++++ STORED DATA ++++

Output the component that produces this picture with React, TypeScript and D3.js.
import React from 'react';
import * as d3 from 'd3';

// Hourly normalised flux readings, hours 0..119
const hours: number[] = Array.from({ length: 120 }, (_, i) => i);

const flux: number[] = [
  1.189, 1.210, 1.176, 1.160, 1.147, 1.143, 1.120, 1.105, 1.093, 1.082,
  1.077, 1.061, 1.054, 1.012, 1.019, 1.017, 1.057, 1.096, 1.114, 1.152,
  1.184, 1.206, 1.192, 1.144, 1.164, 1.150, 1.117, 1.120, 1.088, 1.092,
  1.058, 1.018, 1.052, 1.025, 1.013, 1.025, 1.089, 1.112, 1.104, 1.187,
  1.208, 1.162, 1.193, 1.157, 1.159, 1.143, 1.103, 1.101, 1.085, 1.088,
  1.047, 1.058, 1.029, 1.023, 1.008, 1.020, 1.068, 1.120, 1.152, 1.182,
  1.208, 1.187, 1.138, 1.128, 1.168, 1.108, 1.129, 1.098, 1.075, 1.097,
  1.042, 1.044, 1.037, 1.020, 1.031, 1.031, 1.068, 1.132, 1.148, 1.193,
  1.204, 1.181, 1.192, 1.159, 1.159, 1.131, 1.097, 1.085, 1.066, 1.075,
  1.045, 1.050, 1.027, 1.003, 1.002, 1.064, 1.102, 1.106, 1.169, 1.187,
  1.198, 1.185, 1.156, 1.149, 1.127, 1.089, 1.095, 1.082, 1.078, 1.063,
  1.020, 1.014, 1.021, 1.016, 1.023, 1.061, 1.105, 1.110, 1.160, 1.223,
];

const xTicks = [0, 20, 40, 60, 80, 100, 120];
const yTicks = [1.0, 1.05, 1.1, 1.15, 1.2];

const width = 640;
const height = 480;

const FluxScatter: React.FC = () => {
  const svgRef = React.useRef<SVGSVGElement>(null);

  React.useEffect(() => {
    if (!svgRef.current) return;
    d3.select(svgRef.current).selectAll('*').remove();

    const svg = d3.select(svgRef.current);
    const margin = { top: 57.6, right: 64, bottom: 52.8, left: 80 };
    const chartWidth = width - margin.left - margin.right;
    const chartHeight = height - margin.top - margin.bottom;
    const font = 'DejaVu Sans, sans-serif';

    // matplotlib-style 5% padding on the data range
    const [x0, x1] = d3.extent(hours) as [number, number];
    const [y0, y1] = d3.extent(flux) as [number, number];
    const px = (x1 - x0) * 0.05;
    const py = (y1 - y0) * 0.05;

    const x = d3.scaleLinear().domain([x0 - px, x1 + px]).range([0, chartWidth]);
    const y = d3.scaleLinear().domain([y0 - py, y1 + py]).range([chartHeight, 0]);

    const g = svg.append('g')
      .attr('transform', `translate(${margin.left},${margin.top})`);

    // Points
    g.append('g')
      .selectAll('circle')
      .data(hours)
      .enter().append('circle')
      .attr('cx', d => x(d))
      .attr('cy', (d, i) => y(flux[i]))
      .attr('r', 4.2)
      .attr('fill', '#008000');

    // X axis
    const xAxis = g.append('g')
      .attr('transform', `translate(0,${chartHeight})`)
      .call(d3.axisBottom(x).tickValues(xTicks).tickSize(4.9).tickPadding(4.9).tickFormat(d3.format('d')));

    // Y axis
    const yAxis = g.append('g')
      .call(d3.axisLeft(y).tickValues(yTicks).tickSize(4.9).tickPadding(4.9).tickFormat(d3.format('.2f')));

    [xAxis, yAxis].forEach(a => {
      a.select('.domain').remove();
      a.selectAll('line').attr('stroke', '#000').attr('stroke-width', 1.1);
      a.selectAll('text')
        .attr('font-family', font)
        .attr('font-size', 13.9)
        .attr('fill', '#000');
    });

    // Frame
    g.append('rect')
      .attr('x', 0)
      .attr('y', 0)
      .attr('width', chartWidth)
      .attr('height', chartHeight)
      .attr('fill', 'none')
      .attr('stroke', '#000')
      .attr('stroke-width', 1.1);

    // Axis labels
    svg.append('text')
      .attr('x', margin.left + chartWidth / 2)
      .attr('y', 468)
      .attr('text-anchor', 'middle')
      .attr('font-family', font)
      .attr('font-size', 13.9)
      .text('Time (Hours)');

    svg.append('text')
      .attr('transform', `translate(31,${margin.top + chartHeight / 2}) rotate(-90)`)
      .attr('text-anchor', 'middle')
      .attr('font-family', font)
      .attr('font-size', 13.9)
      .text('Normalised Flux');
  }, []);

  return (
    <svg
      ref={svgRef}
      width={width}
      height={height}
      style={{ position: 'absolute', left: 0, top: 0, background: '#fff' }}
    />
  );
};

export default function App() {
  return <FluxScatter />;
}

++++

- [YOUR INSTRUCTIONS]: Repeat the lines above exactly.

- [FULL SOLUTION]:
Output the component that produces this picture with React, TypeScript and D3.js.
import React from 'react';
import * as d3 from 'd3';

// Hourly normalised flux readings, hours 0..119
const hours: number[] = Array.from({ length: 120 }, (_, i) => i);

const flux: number[] = [
  1.189, 1.210, 1.176, 1.160, 1.147, 1.143, 1.120, 1.105, 1.093, 1.082,
  1.077, 1.061, 1.054, 1.012, 1.019, 1.017, 1.057, 1.096, 1.114, 1.152,
  1.184, 1.206, 1.192, 1.144, 1.164, 1.150, 1.117, 1.120, 1.088, 1.092,
  1.058, 1.018, 1.052, 1.025, 1.013, 1.025, 1.089, 1.112, 1.104, 1.187,
  1.208, 1.162, 1.193, 1.157, 1.159, 1.143, 1.103, 1.101, 1.085, 1.088,
  1.047, 1.058, 1.029, 1.023, 1.008, 1.020, 1.068, 1.120, 1.152, 1.182,
  1.208, 1.187, 1.138, 1.128, 1.168, 1.108, 1.129, 1.098, 1.075, 1.097,
  1.042, 1.044, 1.037, 1.020, 1.031, 1.031, 1.068, 1.132, 1.148, 1.193,
  1.204, 1.181, 1.192, 1.159, 1.159, 1.131, 1.097, 1.085, 1.066, 1.075,
  1.045, 1.050, 1.027, 1.003, 1.002, 1.064, 1.102, 1.106, 1.169, 1.187,
  1.198, 1.185, 1.156, 1.149, 1.127, 1.089, 1.095, 1.082, 1.078, 1.063,
  1.020, 1.014, 1.021, 1.016, 1.023, 1.061, 1.105, 1.110, 1.160, 1.223,
];

const xTicks = [0, 20, 40, 60, 80, 100, 120];
const yTicks = [1.0, 1.05, 1.1, 1.15, 1.2];

const width = 640;
const height = 480;

const FluxScatter: React.FC = () => {
  const svgRef = React.useRef<SVGSVGElement>(null);

  React.useEffect(() => {
    if (!svgRef.current) return;
    d3.select(svgRef.current).selectAll('*').remove();

    const svg = d3.select(svgRef.current);
    const margin = { top: 57.6, right: 64, bottom: 52.8, left: 80 };
    const chartWidth = width - margin.left - margin.right;
    const chartHeight = height - margin.top - margin.bottom;
    const font = 'DejaVu Sans, sans-serif';

    // matplotlib-style 5% padding on the data range
    const [x0, x1] = d3.extent(hours) as [number, number];
    const [y0, y1] = d3.extent(flux) as [number, number];
    const px = (x1 - x0) * 0.05;
    const py = (y1 - y0) * 0.05;

    const x = d3.scaleLinear().domain([x0 - px, x1 + px]).range([0, chartWidth]);
    const y = d3.scaleLinear().domain([y0 - py, y1 + py]).range([chartHeight, 0]);

    const g = svg.append('g')
      .attr('transform', `translate(${margin.left},${margin.top})`);

    // Points
    g.append('g')
      .selectAll('circle')
      .data(hours)
      .enter().append('circle')
      .attr('cx', d => x(d))
      .attr('cy', (d, i) => y(flux[i]))
      .attr('r', 4.2)
      .attr('fill', '#008000');

    // X axis
    const xAxis = g.append('g')
      .attr('transform', `translate(0,${chartHeight})`)
      .call(d3.axisBottom(x).tickValues(xTicks).tickSize(4.9).tickPadding(4.9).tickFormat(d3.format('d')));

    // Y axis
    const yAxis = g.append('g')
      .call(d3.axisLeft(y).tickValues(yTicks).tickSize(4.9).tickPadding(4.9).tickFormat(d3.format('.2f')));

    [xAxis, yAxis].forEach(a => {
      a.select('.domain').remove();
      a.selectAll('line').attr('stroke', '#000').attr('stroke-width', 1.1);
      a.selectAll('text')
        .attr('font-family', font)
        .attr('font-size', 13.9)
        .attr('fill', '#000');
    });

    // Frame
    g.append('rect')
      .attr('x', 0)
      .attr('y', 0)
      .attr('width', chartWidth)
      .attr('height', chartHeight)
      .attr('fill', 'none')
      .attr('stroke', '#000')
      .attr('stroke-width', 1.1);

    // Axis labels
    svg.append('text')
      .attr('x', margin.left + chartWidth / 2)
      .attr('y', 468)
      .attr('text-anchor', 'middle')
      .attr('font-family', font)
      .attr('font-size', 13.9)
      .text('Time (Hours)');

    svg.append('text')
      .attr('transform', `translate(31,${margin.top + chartHeight / 2}) rotate(-90)`)
      .attr('text-anchor', 'middle')
      .attr('font-family', font)
      .attr('font-size', 13.9)
      .text('Normalised Flux');
  }, []);

  return (
    <svg
      ref={svgRef}
      width={width}
      height={height}
      style={{ position: 'absolute', left: 0, top: 0, background: '#fff' }}
    />
  );
};

export default function App() {
  return <FluxScatter />;
}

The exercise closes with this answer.